As far as forage is concerned, you will have to adjust the dry forage intake according to the time spent grazing. For horses that do not go outside continuously and still receive dry feed, we recommend that you put it in before going out. This will allow the horses to eat before they go out and will prevent them from overeating grass when they go out out.

If your horse needs to be fed a concentrate, you will have to think about it. If the concentrate is relatively high in starch, this can cause digestive problems for your horse. We have seen previously that starch and fructan are quite similar, so if your horse is already consuming a significant amount of fructan when it is grazing, you will have to be careful with the starch provided. If you do have to feed a starch ration, we recommend that you avoid feeding it just before going out or just after coming back from the pasture to avoid "adding up" the impact of the starch and fructans.

Some horses are "at risk" when put out to pasture. These may be horses that are "simply" overweight, but also senior horses or horses with certain conditions such as Cushing's or EMS. One of the biggest risks for these horses will usually be laminitis and it may be essential for their good health to limit their grass intake. There are various solutions, which can be combined, to allow these horses to enjoy the outdoors, some of which are listed below:

  • Grazing at-risk horses on poorer pastures (less grass, grass at a later stage of germination and therefore less rich in sugar)
  • Reducing the grazing area if the pasture is rich (locally and temporarily overgrazing, i.e. more horses in a smaller area)
  • Use a basket to limit grass ingestion by horses at risk; ensure that the horse is able to drink as it wishes and does not injure itself
  • Favour night grazing where the grass is generally less rich in sugars and therefore less " risky ".

Monitoring health at grazing time

Often when we talk about putting horses out to pasture we focus on feeding and transition as we discussed at the beginning of this article, but it is still important to continue to monitor your horse's "overall health".

We talk about it often, but your horse's feet need to be watched particularly closely.
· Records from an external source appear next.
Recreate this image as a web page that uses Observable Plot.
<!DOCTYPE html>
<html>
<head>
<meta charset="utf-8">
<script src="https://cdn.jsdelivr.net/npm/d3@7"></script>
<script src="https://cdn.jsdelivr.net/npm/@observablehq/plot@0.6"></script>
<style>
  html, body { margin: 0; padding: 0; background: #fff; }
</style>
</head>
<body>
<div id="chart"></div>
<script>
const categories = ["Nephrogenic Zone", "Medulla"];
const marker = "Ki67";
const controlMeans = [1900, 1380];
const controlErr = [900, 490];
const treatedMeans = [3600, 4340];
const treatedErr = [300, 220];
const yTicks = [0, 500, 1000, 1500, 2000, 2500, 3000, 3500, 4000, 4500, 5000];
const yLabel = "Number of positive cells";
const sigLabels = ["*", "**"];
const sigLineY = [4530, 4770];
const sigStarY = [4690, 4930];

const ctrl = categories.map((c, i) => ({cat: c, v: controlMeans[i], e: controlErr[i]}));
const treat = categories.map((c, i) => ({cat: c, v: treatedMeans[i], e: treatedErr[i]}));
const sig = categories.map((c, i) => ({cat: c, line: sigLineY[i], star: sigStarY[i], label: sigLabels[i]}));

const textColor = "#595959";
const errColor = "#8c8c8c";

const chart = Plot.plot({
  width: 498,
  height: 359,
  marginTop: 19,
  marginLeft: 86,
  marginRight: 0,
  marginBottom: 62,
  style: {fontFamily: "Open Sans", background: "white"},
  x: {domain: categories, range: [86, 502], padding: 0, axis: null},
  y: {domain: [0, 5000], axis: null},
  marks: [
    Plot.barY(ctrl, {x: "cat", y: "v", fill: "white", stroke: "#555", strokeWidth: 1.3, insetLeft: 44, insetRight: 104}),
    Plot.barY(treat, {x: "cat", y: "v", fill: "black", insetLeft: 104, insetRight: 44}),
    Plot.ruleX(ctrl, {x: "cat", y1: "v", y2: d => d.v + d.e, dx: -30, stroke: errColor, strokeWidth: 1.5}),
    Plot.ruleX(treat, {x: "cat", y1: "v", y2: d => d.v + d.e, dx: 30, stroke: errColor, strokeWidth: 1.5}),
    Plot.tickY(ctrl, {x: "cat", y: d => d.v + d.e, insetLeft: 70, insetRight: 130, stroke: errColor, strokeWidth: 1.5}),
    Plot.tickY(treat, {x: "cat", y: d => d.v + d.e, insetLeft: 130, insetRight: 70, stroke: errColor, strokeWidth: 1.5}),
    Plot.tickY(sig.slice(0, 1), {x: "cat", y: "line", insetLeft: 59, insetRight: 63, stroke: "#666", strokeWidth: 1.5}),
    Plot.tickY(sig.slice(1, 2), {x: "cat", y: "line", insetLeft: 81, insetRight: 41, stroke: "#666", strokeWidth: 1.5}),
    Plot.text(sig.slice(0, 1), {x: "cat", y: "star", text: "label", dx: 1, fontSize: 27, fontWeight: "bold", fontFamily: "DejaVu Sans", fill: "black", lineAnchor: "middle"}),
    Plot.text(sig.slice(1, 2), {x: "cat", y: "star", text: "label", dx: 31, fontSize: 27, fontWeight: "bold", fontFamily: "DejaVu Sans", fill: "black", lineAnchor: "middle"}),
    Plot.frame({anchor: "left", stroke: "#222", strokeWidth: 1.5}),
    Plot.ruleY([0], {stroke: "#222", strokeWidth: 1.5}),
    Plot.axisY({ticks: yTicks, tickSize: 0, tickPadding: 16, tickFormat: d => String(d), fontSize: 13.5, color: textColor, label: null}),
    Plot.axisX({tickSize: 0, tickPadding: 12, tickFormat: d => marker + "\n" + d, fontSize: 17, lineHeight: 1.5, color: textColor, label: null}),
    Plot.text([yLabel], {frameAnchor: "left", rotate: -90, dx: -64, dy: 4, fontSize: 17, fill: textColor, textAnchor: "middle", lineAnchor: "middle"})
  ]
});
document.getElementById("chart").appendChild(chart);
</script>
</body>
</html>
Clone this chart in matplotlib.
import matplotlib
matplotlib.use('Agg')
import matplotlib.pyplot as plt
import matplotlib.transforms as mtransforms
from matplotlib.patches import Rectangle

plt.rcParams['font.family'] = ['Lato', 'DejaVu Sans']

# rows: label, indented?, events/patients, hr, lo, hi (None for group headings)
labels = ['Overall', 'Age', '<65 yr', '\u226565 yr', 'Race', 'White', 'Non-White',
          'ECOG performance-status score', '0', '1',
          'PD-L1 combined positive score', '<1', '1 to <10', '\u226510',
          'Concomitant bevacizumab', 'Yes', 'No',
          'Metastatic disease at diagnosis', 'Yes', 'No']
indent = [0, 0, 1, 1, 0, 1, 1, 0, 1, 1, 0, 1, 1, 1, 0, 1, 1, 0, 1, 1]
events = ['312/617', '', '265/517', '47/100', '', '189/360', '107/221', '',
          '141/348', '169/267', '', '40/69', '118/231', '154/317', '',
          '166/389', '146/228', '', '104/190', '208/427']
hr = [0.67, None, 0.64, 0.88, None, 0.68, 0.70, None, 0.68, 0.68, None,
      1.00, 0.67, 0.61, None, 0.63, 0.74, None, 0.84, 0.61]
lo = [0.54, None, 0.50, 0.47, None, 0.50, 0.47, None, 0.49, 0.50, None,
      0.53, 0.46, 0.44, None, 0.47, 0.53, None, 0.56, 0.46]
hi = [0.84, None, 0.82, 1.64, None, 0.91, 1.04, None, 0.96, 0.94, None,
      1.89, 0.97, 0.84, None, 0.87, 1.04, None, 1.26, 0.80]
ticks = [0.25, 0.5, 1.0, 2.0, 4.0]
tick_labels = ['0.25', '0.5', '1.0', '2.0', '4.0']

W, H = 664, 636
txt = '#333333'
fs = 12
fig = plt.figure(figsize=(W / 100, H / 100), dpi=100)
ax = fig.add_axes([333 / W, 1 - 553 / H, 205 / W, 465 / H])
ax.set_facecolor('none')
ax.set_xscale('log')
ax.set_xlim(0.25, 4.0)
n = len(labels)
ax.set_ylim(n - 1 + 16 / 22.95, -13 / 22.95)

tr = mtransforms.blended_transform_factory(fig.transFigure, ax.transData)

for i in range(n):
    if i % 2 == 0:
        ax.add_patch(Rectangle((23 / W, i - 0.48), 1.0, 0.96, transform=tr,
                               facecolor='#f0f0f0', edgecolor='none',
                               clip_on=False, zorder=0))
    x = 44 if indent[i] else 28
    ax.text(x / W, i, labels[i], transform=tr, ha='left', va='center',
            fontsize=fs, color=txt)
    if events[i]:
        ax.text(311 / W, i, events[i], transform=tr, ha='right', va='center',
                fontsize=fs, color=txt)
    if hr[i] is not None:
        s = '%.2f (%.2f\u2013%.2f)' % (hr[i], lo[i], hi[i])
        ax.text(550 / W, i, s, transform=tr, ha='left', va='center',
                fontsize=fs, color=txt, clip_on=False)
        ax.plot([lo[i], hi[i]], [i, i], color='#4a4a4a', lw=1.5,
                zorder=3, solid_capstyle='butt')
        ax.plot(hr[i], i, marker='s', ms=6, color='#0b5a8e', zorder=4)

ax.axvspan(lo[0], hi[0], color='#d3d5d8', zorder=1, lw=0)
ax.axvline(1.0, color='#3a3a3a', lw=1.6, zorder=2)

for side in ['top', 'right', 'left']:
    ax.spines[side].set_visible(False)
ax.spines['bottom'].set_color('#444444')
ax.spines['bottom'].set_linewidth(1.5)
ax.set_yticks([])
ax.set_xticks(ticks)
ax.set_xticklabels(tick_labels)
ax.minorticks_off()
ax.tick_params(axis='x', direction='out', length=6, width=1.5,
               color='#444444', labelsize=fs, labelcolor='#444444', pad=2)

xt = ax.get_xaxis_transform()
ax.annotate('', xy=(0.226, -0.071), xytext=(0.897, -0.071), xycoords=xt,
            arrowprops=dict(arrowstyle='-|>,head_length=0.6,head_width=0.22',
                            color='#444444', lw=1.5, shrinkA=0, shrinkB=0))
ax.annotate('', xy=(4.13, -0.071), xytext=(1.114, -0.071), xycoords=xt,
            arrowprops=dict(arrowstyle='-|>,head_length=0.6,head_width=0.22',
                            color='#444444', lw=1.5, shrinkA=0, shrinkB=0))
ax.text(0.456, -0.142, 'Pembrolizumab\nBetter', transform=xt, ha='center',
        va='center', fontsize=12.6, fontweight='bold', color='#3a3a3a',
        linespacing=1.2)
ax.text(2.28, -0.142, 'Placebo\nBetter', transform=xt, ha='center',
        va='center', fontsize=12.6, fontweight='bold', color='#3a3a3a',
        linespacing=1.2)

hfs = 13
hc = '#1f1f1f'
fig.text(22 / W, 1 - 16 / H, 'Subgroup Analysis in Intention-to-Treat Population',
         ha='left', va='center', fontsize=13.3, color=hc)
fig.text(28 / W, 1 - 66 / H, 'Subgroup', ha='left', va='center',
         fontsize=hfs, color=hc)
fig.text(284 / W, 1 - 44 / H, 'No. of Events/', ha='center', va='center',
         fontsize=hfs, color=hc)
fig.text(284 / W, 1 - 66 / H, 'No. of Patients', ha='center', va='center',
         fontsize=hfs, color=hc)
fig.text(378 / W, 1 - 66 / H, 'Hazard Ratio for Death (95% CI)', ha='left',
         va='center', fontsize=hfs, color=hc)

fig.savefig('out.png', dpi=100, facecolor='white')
In the spring, whether your horse has spent the winter in the stall or in the pasture, it will probably move around more. This makes sense for a horse that has been in a stall and is moving from a fairly small space to a much larger space. For horses living in a pasture, many will have reduced their movement in winter, linked to a diet very much centred on one (or more) hay racks. This is why it is important to keep an eye on the condition of your horse's feet, with regular visits to your farrier and/or groom.

It is also important to monitor your horse's overall mobility. It can be a good indicator of health. In case of mobility problems you will be able to react more quickly to certain problems such as abscesses or laminitis for example. If you have any doubts, contact your veterinarian.
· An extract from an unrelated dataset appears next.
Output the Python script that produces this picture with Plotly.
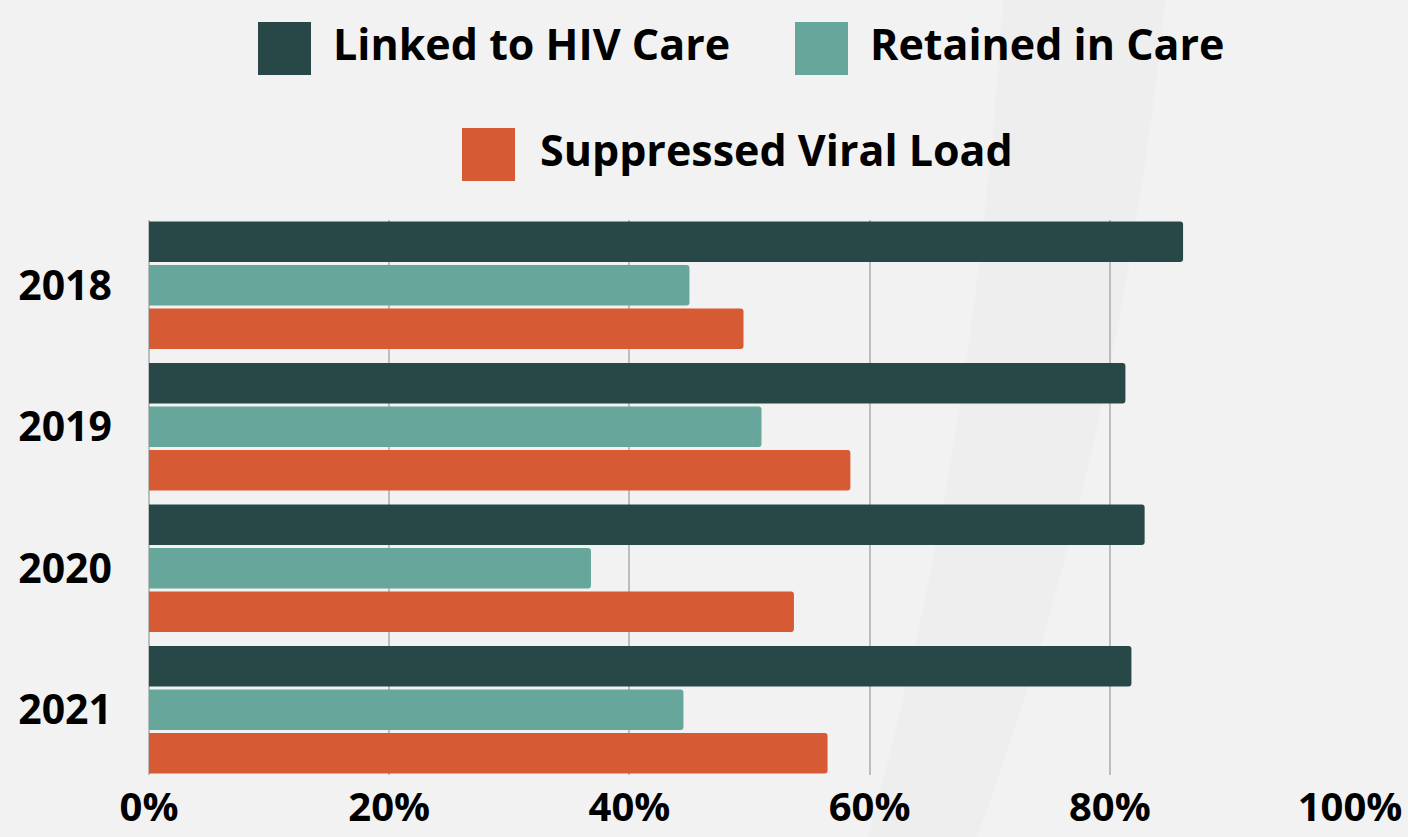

Springtime and the start of grassing usually mean that insects and ticks are back. Make sure your horse is as protected as possible from these small pests. The use of a repellent can provide comfort, you can also use a fly cap to protect your horse's eyes (again, beware of injury).

We hope this article on putting your horse out to pasture has been helpful. If you have any questions, please do not hesitate to discuss them with your vet.